How to Choose the Right Mortgage Amortization

Amortization is something people understand but don’t know how to apply. For this post, I am speaking solely about mortgage amortization.

The basics of amortization 

If you obtain a mortgage today, you can have a 25 or 30 years amortization period. The mortgage payment is calculated based on the amortization length in Canada, not the mortgage term.  If you purchase a home with less than 20% downpayment and require mortgage insurance, the maximum amortization is 25 years.

If you purchase a home with more than a 20% downpayment, you can amortize your mortgage for 30 years.

The longer the amortization, the lower the monthly payment. For example, if the mortgage terms are identical, a mortgage with 25-year of amortization will have a higher monthly payment than one with a 30-year amortization.

While the monthly payment is lower, the total interest paid will be higher the longer your amortization. In addition to higher interest costs, it will also take you longer to pay off your home the longer the amortization period.

What most people don’t understand about amortization 

People often pay little to no attention to their amortization. Most borrowers pay more attention to their mortgage terms. Your amortization is far more critical for determining the monthly payment you will pay per month. Remember, the longer the period of amortization you can have, the lower your payment, the higher your interest cost, and the longer it will take to pay off the mortgage debt.

It would be best to consider selecting the longest amortization available. For example, if your mortgage qualifies for 25-year amortization, you should choose that. If you are eligible for a 30-year amortization, you should select that. By choosing the max amortization, you get the lowest payment possible. In addition, you can also always re-amortize back to your initial amortization if difficulties occur in your life.

Amortize to the max but set payment to your desired amortization 

Mortgages and lenders are weird.

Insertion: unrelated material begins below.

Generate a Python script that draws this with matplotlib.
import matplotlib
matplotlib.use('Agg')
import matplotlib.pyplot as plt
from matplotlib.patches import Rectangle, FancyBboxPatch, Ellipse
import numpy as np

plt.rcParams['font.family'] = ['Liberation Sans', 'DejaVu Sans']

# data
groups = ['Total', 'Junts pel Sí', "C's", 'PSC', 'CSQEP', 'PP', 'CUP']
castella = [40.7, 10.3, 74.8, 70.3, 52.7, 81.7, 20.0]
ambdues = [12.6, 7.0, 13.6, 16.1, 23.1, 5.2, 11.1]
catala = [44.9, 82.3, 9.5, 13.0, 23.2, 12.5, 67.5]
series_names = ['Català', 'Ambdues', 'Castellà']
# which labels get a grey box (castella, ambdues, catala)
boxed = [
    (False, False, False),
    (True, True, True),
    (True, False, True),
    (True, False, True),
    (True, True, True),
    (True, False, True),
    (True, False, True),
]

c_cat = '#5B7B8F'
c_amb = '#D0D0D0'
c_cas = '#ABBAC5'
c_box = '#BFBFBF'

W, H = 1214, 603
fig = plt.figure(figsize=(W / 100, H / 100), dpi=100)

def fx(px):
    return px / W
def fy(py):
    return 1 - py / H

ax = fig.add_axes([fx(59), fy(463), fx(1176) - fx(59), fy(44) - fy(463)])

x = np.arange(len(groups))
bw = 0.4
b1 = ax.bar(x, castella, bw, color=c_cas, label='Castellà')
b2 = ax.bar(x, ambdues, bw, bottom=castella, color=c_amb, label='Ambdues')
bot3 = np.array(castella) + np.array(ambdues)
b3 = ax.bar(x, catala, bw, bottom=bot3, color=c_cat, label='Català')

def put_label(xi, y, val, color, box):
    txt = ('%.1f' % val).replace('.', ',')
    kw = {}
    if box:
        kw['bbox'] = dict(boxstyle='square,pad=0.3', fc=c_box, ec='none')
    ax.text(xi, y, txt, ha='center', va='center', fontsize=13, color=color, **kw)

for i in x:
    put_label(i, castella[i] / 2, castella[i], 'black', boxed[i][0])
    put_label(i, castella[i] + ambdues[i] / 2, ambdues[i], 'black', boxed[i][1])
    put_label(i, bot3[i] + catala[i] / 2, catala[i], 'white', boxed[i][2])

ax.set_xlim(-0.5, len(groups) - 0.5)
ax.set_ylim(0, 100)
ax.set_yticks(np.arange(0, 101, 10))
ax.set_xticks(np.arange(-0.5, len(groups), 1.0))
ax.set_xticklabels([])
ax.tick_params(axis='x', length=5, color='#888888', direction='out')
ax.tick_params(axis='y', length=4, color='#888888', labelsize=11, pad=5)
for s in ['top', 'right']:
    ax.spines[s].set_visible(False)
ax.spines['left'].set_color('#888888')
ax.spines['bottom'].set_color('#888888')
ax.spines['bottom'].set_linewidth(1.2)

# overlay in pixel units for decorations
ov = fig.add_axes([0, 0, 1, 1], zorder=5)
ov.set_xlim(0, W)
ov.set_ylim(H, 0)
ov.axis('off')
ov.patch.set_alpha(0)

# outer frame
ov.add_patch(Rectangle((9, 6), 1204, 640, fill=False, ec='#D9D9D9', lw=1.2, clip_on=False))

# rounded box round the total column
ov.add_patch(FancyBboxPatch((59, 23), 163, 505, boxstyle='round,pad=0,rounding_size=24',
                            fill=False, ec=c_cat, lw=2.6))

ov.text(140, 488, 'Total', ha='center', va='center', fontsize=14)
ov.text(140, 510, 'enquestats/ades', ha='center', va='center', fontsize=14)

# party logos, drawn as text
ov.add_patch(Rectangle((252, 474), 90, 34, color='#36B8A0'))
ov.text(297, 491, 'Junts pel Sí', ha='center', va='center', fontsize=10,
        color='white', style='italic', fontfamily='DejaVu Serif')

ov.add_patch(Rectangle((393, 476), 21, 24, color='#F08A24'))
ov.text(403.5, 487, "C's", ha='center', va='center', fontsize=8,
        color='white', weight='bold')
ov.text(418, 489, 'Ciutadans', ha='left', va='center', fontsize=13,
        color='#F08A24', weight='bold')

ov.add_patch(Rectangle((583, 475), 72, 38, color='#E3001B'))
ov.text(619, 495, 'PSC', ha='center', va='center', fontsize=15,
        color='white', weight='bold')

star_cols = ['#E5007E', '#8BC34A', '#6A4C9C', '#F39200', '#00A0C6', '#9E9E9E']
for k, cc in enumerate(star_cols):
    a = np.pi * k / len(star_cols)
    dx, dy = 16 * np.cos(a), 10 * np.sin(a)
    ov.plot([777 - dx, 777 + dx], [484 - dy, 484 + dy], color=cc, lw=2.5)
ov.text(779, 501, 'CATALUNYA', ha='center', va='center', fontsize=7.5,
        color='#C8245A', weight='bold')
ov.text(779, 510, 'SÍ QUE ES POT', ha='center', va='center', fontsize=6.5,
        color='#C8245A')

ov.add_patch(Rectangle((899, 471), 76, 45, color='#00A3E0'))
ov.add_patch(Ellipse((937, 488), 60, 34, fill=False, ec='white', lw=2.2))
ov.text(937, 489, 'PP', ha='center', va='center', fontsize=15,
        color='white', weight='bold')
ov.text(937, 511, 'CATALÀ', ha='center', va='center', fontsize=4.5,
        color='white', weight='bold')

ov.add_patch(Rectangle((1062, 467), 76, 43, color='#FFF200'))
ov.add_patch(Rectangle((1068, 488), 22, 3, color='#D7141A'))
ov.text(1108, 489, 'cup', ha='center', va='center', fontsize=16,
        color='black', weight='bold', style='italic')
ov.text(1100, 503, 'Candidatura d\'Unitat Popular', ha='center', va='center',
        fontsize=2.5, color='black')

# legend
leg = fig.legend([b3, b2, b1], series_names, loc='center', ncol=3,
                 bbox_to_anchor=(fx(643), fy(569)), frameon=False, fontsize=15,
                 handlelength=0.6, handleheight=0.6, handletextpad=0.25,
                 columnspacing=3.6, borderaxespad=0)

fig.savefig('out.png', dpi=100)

If you get a mortgage that you initially set at 15-year amortization and, say, five years in, your financial picture changes, and you need to amortize it to the max of 25 years. It takes a lot of work and can involve new underwriting.

That’s why it’s more flexible and easy for you to take the max amortization and then set the payment based on a 15-year amortization. You accomplish your ultimate goal, but now, if something changes in the future, all you need is to call your lender and advise them you want to change your payment to your contractual payment. It’s a simple change in the bank system. No asking about income or if your life has changed.

While reverting your payments to your contractual payment, you now will have higher interest and will not pay off your home in 15 years. However, having this option provide you with more flexibility to deal with your financial challenges and you can revert payment to the original 15-year amortization when things are back to normal.

Take the max amortization available to you but set your payment based on a lesser amortization of your choosing to help you pay off your mortgage quicker and save on interest. It will make your life easier and make things easier for you and your life.